Among the lesser poets of the age the most famous was Elizabeth Barrett, who eloped in romantic fashion with Browning in 1846. She had written since she was child. She was educated at home, studying Latin and Greek and love reading since childhood. When she was 14 years old, she had written The Battle of Marathon (1820) and An Essay of Mind (1826). Later she became interested in social problems, and reflected the passion of the age for reform in such poems as “The Cry of the Children,” a protest against child labor which once vied in interest with Hood’s famous “Song of the Shirt”. Her great work was Sonnets From the Portueguese (1850). It was a collection of love songs which was made for her husband. Her works during his last life related to spiritualism and the Italian independence movement.  She became a supporter of the unification of Italy by  Casa Guidi Windows (1851). Besides it, she  also opposed slavery in The Runaway Slave at Pilgrim's Point (1849) and Poems Before Congress (1860).




CHARLES DICKENS (1812-1870)

Charles Dickens (1812-1870) is one of the most famous English novelists of the Victorian period. Dickens addresses social problems like hypocrisy and injustice in his works. Charles Dickens wrote such classics as “Oliver Twist” and “David Copperfield”, published in our literature collection.
Charles Dickens was born in Landport on February 7, 1812. In 1814 Dickens moved to London, and later to Chatham, where he received education. At the age of 12, Dickens was sent to work at a blacking factory, Hungerford Market, London, while his father John Dickens was in a debtor's prison.
In 1824-27 Dickens studied at Wellington House Academy, London, and later in 1827 at Mr. Dawson's school. From 1827 to 1828 he worked as a law office clerk, and then worked as a correspondent at Doctor's Commons.
Dickens started to contribute short stories and essays to several periodicals in 1833. “Pickwick Papers” was published in 1836 and shortly after that, Dickens became famous worldwide. Dickens became editor of a magazine called “Bentley's Miscellany” in 1836. Charles Dickens married Catherine Hogarth in 1836. They separated in 1858.
In 1837 Dickens started to publish one of his best-known novels “Oliver Twist” in “Bentley's Miscellany” in monthly installments. In 1838 Charles Dickens began to publish monthly installments of “Nicholas Nickleby”, at that time “Oliver Twist” was not fully completed. Dickens worked simultaneously on several projects and was famous for his creativity and productivity.
In 1850, Dickens started a weekly magazine called “Household Words”. He contributed quite a few serialized works in this magazine – “Child's History of England” (1851-53), “Hard Times” (1854), “A Tale of Two Cities” (1859). Dickens continued to work on his novels during this period, writing masterpieces like “David Copperfield” (1849-50), “Bleak House” (1852-53), and “Little Dorrit” (1855-57). Dickens addressed many social issues in his works. His novels had always reflected the problems of the ordinary people.
In 1860 Dickens moved permanently to his house near Chatham. He died at his home Gad’s Hill on June 9, 1870 and he was buried in Westminster Abbey. His last novel “The Mystery Of Edwin Drood” was left unfinished.

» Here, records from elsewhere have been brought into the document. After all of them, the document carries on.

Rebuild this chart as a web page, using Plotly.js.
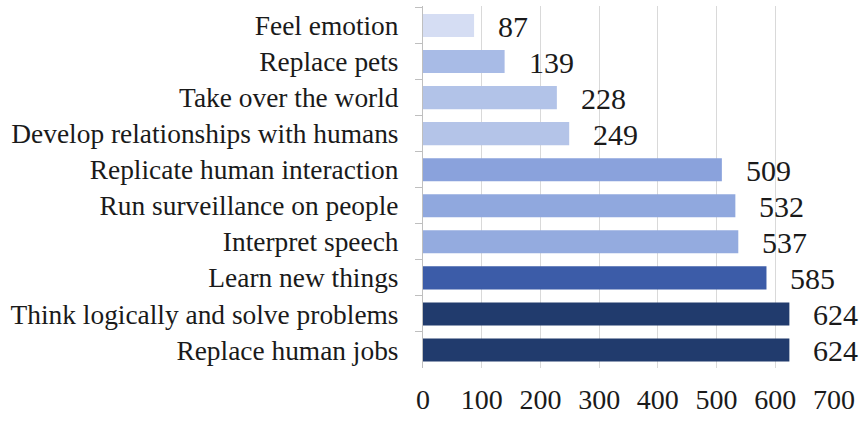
<!DOCTYPE html>
<html>
<head>
<meta charset="utf-8">
<script src="https://cdn.plot.ly/plotly-3.0.1.min.js"></script>
<style>html,body{margin:0;padding:0;background:#fff;}#chart{width:867px;height:421px;}</style>
</head>
<body>
<div id="chart"></div>
<script>
const categories = [
  "Feel emotion",
  "Replace pets",
  "Take over the world",
  "Develop relationships with humans",
  "Replicate human interaction",
  "Run surveillance on people",
  "Interpret speech",
  "Learn new things",
  "Think logically and solve problems",
  "Replace human jobs"
];
const values = [87, 139, 228, 249, 509, 532, 537, 585, 624, 624];
const barColors = ["#d5ddf3", "#a8bbe6", "#b2c3e8", "#b4c4e8", "#8aa2dc", "#90a8de", "#94abdf", "#3c5ca8", "#213b6d", "#213b6d"];
const xTicks = [0, 100, 200, 300, 400, 500, 600, 700];

const font = "Liberation Serif, Times New Roman, serif";

const trace = {
  type: "bar",
  orientation: "h",
  x: values,
  y: categories,
  marker: {color: barColors},
  hoverinfo: "x+y"
};

const annotations = values.map((v, i) => ({
  x: v, y: categories[i], xref: "x", yref: "y",
  text: String(v), showarrow: false, xanchor: "left", yanchor: "middle",
  xshift: 22, yshift: -1,
  font: {family: font, size: 30, color: "#1a1a1a"}
}));

const layout = {
  width: 867, height: 421,
  margin: {l: 423, r: 33, t: 6, b: 53},
  paper_bgcolor: "#fff", plot_bgcolor: "#fff",
  bargap: 0.36,
  showlegend: false,
  font: {family: font, color: "#1a1a1a"},
  xaxis: {
    range: [0, 700], tickvals: xTicks, ticktext: xTicks.map(String),
    showgrid: true, gridcolor: "#d9d9d9", gridwidth: 1,
    zeroline: false, showline: false, ticks: "",
    ticklabelstandoff: 12,
    tickfont: {family: font, size: 28, color: "#1a1a1a"},
    fixedrange: true
  },
  yaxis: {
    type: "category", autorange: "reversed",
    showline: true, linecolor: "#bfbfbf", linewidth: 1,
    ticks: "outside", ticklen: 7, tickcolor: "#bfbfbf", tickson: "boundaries",
    ticklabelstandoff: 18,
    tickfont: {family: font, size: 27.4, color: "#1a1a1a"},
    showgrid: false, zeroline: false, fixedrange: true
  },
  annotations: annotations
};

Plotly.newPlot("chart", [trace], layout, {displayModeBar: false, staticPlot: true});
</script>
</body>
</html>
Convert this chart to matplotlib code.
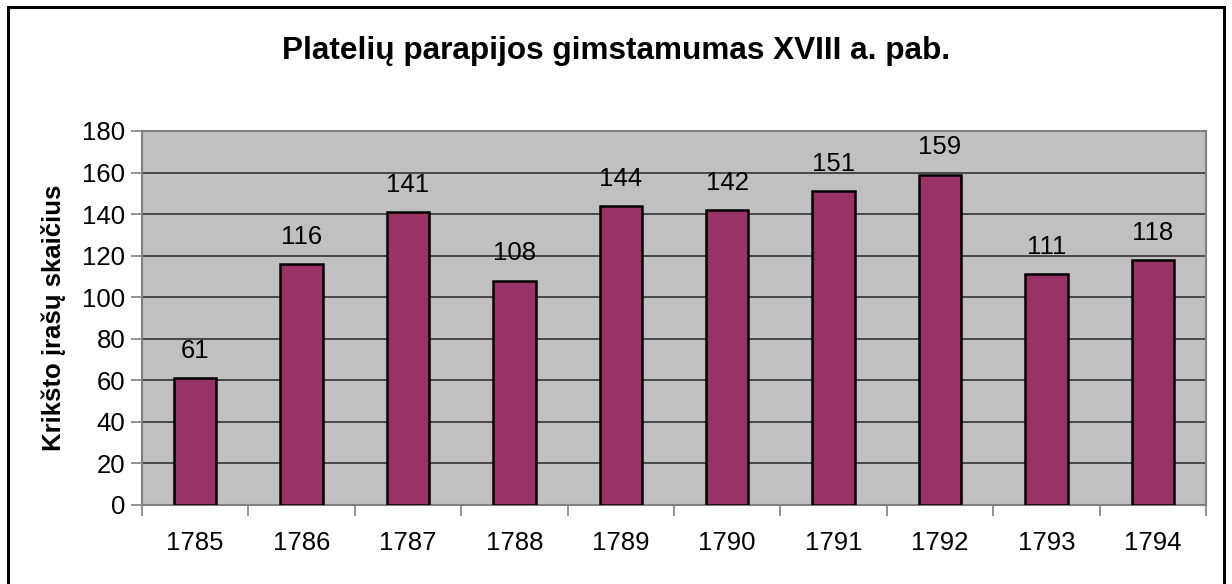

ALFRED TENNYSON (1809-1892)
Alfred Tennyson (1809-1892), English poet often regarded as the chief representative of the Victorian age in poetry. Tennyson succeeded Wordsworth as Poet Laureate in 1850.
Alfred, Lord Tennyson was born on August 5, 1809 in Somersby, Lincolnshire. His father, George Clayton Tennyson, a clergyman and rector, suffered from depression and was notoriously absentminded. Alfred began to write poetry at an early age in the style of Lord Byron. After spending four unhappy years in school he was tutored at home. Tennyson then studied at Trinity College, Cambridge, where he joined the literary club 'The Apostles' and met Arthur Hallam, who became his closest friend. Tennyson published Poems, Chiefly Lyrical, in 1830, which included the popular "Mariana".
His next book, Poems (1833), received unfavorable reviews, and Tennyson ceased to publish for nearly ten years. Hallam died suddenly on the same year in Vienna. It was a heavy blow to Tennyson. He began to write "In Memoriam", an elegy for his lost friend - the work took seventeen years. "The Lady of Shalott", "The Lotus-eaters" "Morte d'Arthur" and "Ulysses" appeared in 1842 in the two-volume Poems and established his reputation as a writer.
After marrying Emily Sellwood, whom he had already met in 1836, the couple settled in Farringford, a house in Freshwater on the Isle of Wight in 1853. From there the family moved in 1869 to Aldworth, Surrey. During these later years he produced some of his best poems.
Among Tennyson's major poetic achievements is the elegy mourning the death of his friend Arthur Hallam, "In Memoriam" (1850). The patriotic poem "Charge of the Light Brigade", published in Maud (1855), is one of Tennyson's best known works, although at first "Maud" was found obscure or morbid by critics ranging from George Eliot to Gladstone. Enoch Arden (1864) was based on a true story of a sailor thought drowned at sea who returned home after several years to find that his wife had remarried. Idylls Of The King (1859-1885) dealt with the Arthurian theme.
In the 1870s Tennyson wrote several plays, among them the poetic dramas Queen Mary (1875) and Harold (1876). In 1884 he was created a baron.
Tennyson died at Aldwort on October 6, 1892 and was buried in the Poets' Corner in Westminster Abbey.